Collected data:
[start]
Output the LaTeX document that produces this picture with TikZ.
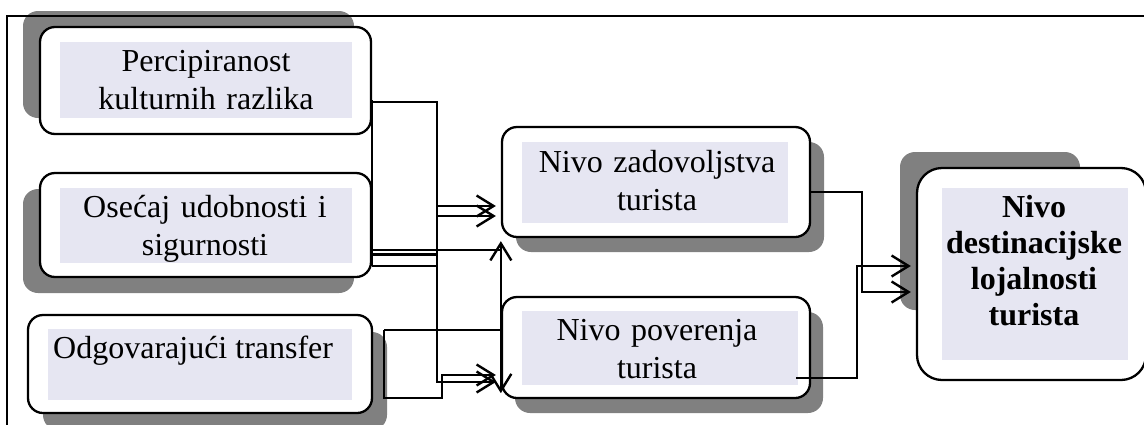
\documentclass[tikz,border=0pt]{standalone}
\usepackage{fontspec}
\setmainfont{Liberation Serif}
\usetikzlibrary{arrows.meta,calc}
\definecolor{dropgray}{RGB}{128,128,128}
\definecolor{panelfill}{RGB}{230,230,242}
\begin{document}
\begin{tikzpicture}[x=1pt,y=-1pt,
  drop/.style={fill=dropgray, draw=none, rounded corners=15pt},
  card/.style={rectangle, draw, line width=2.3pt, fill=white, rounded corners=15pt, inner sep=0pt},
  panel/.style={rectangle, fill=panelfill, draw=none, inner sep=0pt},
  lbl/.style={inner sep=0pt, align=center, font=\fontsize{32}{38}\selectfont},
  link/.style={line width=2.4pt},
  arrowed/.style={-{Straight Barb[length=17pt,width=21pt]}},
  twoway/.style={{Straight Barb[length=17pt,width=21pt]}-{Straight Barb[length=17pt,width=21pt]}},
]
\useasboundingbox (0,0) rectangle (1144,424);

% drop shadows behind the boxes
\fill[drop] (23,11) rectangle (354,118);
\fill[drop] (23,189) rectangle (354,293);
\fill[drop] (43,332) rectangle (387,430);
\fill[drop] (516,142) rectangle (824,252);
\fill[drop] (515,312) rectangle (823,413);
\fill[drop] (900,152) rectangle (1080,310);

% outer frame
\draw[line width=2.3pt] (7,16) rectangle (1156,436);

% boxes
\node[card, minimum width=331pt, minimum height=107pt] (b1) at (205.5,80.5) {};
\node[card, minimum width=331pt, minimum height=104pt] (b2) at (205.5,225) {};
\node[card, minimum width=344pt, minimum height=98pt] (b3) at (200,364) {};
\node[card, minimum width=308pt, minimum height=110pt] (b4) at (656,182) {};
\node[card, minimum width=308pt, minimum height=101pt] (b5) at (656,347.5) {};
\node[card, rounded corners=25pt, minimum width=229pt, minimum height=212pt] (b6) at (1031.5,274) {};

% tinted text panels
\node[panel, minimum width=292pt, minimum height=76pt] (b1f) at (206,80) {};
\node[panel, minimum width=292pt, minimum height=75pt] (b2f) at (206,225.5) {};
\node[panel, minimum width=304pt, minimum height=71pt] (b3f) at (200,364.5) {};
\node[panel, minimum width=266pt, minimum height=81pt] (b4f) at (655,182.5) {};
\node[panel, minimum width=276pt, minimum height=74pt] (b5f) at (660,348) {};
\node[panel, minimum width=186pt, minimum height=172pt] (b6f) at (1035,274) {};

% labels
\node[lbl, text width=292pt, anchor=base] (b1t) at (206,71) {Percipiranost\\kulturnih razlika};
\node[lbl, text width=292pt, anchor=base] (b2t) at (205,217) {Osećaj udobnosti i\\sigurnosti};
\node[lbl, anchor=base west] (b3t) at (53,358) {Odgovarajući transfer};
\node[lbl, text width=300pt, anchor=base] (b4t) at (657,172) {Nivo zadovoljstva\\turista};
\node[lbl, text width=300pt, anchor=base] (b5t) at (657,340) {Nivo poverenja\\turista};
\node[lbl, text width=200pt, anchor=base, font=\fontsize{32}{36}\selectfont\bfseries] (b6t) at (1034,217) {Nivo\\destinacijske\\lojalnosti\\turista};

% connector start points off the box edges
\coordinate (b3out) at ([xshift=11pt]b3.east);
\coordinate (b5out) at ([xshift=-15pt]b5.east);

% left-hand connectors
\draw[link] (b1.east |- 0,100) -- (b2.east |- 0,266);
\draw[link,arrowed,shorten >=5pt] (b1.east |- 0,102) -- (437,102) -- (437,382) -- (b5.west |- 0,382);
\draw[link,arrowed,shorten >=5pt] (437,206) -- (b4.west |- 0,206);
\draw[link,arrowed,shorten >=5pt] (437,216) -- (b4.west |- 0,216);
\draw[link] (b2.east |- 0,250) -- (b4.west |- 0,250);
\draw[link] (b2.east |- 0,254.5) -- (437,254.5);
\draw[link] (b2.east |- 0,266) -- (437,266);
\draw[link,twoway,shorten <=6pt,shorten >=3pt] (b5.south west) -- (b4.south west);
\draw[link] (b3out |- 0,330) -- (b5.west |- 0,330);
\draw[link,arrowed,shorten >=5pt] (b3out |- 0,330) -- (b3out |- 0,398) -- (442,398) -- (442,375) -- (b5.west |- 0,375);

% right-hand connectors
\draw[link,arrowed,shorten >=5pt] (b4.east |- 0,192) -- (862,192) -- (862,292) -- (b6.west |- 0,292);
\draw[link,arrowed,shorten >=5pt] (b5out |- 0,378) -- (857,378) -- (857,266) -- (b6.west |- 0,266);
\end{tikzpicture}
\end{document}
[end]
Prompt:
From the first line of the listing above, repeat every line through the one holding "(7,16) rectangle (1156,436);". Both ends count, and pictures stay out.

Exercise result:
Output the LaTeX document that produces this picture with TikZ.
\documentclass[tikz,border=0pt]{standalone}
\usepackage{fontspec}
\setmainfont{Liberation Serif}
\usetikzlibrary{arrows.meta,calc}
\definecolor{dropgray}{RGB}{128,128,128}
\definecolor{panelfill}{RGB}{230,230,242}
\begin{document}
\begin{tikzpicture}[x=1pt,y=-1pt,
  drop/.style={fill=dropgray, draw=none, rounded corners=15pt},
  card/.style={rectangle, draw, line width=2.3pt, fill=white, rounded corners=15pt, inner sep=0pt},
  panel/.style={rectangle, fill=panelfill, draw=none, inner sep=0pt},
  lbl/.style={inner sep=0pt, align=center, font=\fontsize{32}{38}\selectfont},
  link/.style={line width=2.4pt},
  arrowed/.style={-{Straight Barb[length=17pt,width=21pt]}},
  twoway/.style={{Straight Barb[length=17pt,width=21pt]}-{Straight Barb[length=17pt,width=21pt]}},
]
\useasboundingbox (0,0) rectangle (1144,424);

% drop shadows behind the boxes
\fill[drop] (23,11) rectangle (354,118);
\fill[drop] (23,189) rectangle (354,293);
\fill[drop] (43,332) rectangle (387,430);
\fill[drop] (516,142) rectangle (824,252);
\fill[drop] (515,312) rectangle (823,413);
\fill[drop] (900,152) rectangle (1080,310);

% outer frame
\draw[line width=2.3pt] (7,16) rectangle (1156,436);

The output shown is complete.